Ives assigns a takeout valuation of $12 billion to $15 billion for Peloton.
The speculation from Ives comes on the heels of a new WSJ story late Friday saying Amazon and Nike have expressed interest in Peloton. Shares of Peloton surged 25% to $30.39 in pre-market trading Monday. The stock is back to trading above the $29 IPO price from 2019.
At its pre-market price, Peloton's market cap stands at roughly $9.3 billion.
Any buyout of Peloton would arrive against the backdrop of a true mess that has sent shares plunging in recent months.
In a scathing letter in January, activist investor Blackwells Capital — which a source tells Yahoo Finance has amassed a less than 5% stake in the company — demanded Chairman, founder and CEO John Foley be immediately fired.
"Mr. Foley must be held accountable for his repeated failures to effectively lead Peloton," Blackwells Chief Investment Officer Jason Aintabi wrote in the letter. Aintabi lists a host of grievances with Foley, ranging from putting his wife in a key operational role at the company (apparel leader) to mishandling a safety recall for a treadmill.
Blackwells believes Peloton should put itself up for sale, highlighting Apple, Nike, Sony and Disney as potential suitors.

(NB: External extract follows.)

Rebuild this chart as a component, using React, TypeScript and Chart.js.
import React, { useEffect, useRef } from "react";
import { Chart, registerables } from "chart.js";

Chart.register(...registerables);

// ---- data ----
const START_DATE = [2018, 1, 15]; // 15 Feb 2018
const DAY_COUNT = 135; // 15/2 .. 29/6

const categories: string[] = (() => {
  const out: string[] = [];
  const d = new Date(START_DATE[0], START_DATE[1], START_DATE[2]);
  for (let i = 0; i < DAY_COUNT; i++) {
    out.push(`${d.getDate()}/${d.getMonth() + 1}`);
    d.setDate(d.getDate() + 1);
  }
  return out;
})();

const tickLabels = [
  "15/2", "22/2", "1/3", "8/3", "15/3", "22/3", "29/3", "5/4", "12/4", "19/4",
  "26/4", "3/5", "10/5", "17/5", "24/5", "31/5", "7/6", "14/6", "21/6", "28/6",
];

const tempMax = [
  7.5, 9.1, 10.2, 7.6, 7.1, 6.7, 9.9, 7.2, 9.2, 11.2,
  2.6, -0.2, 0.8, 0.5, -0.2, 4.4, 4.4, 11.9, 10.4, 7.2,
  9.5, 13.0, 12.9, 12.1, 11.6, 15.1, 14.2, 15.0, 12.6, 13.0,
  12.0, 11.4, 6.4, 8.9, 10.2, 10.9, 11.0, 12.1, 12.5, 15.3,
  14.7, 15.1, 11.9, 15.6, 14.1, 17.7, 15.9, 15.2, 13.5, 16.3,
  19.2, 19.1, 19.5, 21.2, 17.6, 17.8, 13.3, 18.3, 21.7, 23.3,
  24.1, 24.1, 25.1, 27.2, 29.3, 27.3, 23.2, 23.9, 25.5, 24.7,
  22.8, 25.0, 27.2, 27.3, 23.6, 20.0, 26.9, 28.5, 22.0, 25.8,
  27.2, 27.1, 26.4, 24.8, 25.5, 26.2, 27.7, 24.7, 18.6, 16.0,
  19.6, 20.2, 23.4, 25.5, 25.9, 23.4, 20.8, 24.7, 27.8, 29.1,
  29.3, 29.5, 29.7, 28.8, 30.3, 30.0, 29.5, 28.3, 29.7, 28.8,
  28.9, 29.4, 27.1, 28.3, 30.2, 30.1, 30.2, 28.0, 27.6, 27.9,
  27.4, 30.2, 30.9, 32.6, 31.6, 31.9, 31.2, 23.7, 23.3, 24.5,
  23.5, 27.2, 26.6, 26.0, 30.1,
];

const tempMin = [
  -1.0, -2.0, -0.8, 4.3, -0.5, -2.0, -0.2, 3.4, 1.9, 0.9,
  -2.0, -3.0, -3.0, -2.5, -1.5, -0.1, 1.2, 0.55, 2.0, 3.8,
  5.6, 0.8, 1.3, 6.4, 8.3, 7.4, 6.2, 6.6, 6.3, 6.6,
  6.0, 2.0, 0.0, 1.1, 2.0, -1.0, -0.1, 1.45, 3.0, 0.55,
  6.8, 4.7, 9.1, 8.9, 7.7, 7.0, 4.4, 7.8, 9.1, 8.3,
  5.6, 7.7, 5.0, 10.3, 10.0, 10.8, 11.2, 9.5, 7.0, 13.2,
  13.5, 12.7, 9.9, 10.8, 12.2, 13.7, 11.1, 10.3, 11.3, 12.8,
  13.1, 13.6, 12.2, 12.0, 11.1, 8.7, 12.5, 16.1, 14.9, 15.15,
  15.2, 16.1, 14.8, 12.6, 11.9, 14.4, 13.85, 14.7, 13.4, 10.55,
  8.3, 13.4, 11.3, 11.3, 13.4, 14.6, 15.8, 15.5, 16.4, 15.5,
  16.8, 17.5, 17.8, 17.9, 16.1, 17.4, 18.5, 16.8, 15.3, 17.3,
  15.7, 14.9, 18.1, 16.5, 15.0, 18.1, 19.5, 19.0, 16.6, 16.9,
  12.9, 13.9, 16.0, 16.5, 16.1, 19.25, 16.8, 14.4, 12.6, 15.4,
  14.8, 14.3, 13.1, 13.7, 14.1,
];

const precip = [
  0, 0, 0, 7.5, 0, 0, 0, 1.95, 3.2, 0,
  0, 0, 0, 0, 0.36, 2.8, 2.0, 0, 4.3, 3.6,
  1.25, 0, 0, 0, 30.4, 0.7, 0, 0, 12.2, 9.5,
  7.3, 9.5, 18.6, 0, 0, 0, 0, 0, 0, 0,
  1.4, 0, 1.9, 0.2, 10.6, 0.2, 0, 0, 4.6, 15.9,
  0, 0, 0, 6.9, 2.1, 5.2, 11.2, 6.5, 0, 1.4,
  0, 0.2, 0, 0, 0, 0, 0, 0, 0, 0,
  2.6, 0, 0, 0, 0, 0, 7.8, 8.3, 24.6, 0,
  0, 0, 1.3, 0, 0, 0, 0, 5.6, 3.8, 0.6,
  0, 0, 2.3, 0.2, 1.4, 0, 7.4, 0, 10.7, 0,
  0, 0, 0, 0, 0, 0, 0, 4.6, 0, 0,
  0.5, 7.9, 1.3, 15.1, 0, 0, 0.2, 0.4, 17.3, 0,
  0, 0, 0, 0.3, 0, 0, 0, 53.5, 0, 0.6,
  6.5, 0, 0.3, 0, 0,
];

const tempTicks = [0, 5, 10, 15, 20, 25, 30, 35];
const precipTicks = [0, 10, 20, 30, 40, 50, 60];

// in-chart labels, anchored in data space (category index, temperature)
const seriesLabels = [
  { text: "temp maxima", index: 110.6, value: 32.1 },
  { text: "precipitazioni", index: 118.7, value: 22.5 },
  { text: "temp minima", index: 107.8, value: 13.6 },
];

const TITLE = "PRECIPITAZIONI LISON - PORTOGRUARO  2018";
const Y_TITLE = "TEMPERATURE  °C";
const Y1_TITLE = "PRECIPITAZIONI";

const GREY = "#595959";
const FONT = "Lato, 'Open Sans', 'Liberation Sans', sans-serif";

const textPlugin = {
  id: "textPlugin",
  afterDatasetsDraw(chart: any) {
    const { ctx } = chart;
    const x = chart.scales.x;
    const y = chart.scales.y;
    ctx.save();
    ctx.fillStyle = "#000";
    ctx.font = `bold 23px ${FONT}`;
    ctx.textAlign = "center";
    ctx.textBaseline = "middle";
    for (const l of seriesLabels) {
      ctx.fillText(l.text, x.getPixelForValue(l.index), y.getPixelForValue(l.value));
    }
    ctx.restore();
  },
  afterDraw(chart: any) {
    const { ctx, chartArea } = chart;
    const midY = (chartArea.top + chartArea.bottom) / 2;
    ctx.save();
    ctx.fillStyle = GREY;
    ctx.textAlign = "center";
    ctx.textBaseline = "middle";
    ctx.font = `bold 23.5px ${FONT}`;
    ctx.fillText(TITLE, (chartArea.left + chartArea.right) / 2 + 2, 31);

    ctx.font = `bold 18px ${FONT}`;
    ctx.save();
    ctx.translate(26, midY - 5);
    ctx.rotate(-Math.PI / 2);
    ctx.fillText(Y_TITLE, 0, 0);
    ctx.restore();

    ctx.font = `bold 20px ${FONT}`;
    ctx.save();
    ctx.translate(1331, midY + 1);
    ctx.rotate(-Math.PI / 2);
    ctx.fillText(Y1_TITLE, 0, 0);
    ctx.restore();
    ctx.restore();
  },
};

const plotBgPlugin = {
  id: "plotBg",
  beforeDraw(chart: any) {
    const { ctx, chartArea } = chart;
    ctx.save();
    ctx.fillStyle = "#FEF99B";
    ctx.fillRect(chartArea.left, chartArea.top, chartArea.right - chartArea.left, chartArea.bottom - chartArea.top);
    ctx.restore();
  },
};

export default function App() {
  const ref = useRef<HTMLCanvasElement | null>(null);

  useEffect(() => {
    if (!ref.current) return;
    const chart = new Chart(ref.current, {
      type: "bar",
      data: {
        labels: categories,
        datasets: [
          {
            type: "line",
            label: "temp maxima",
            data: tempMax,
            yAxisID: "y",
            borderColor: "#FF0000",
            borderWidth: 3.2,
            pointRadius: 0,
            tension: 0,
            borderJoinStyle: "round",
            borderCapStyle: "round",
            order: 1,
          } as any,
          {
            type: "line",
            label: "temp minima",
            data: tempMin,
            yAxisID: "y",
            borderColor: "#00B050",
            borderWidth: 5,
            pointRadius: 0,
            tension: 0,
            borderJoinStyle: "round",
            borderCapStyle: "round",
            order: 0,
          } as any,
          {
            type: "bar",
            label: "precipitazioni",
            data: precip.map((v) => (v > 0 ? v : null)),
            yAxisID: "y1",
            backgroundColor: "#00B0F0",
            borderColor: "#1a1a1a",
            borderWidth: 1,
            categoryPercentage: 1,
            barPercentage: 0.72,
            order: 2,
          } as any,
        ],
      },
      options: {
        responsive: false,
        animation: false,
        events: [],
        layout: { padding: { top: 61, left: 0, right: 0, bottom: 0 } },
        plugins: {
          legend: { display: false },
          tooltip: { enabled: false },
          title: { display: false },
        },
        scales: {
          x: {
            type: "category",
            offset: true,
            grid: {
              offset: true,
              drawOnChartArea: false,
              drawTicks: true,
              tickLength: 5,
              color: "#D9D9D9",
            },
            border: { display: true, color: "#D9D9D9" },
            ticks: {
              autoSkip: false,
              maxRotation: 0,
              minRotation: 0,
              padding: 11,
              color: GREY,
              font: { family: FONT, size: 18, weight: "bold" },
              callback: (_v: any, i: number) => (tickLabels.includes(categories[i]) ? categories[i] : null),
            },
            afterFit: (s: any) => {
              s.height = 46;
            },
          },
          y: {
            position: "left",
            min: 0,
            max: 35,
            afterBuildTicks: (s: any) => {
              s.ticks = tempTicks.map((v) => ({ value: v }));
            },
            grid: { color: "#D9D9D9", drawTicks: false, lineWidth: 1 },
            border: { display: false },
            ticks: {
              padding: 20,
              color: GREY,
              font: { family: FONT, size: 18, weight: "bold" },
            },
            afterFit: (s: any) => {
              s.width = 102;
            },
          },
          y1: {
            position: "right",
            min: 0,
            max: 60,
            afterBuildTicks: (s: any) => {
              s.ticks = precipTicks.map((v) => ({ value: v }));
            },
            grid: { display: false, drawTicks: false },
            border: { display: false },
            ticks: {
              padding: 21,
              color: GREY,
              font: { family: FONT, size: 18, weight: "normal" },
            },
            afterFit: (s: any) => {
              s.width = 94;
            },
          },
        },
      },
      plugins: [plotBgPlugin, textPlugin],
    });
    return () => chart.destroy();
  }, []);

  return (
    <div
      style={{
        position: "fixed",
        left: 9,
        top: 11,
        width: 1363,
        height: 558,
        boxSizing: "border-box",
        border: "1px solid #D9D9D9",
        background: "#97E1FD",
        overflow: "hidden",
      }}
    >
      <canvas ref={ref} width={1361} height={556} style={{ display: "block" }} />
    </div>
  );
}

The letter materialized following a CNBC report that the struggling fitness company would temporarily halt production of its bikes and treadmills due to sluggish consumer demand. The company will reportedly stop producing its bikes for two months and treadmills for six weeks.
Peloton refuted the report, saying it hasn't halted all production. It also pre-announced quarterly results, which showed a miss on the number of subscribers added.

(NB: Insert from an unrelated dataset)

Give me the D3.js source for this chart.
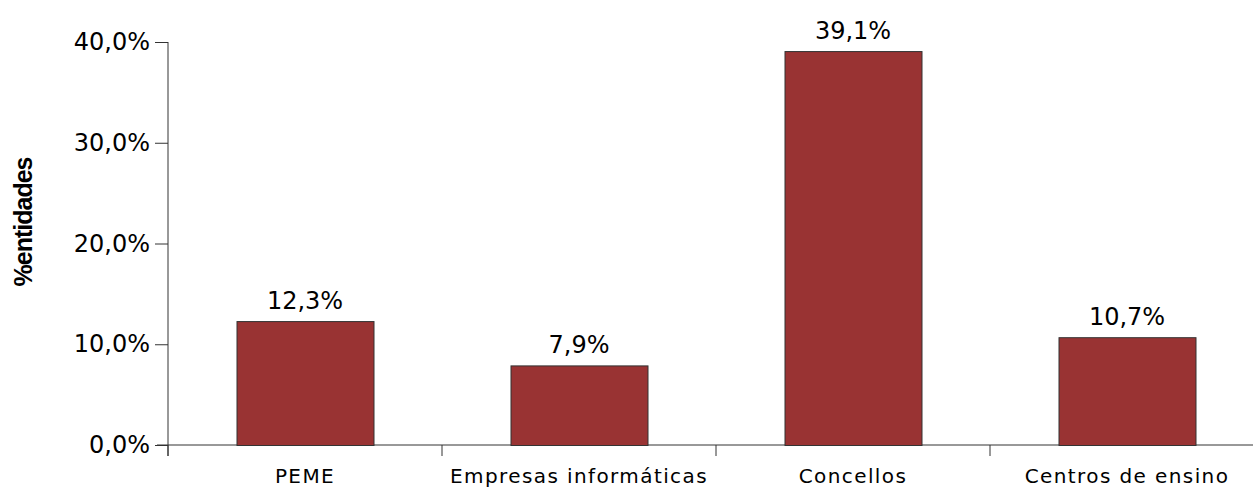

The company will announce its earnings after the close of trading on Feb. 8.
To be sure, not everyone on the Street is sold on Peloton being a great acquisition candidate even at cheaper valuations compared to one year ago.
"Now, a large company may certainly choose to pay up for Peloton; however, based on our view of the fundamentals, we remain wary about the value Peloton would bring any of the cited companies, given its comparably small size, faltering demand, and declining engagement," long-time Peloton bear and BMO Capital Markets analyst Simeon Siegel said in a new note of his own on Monday.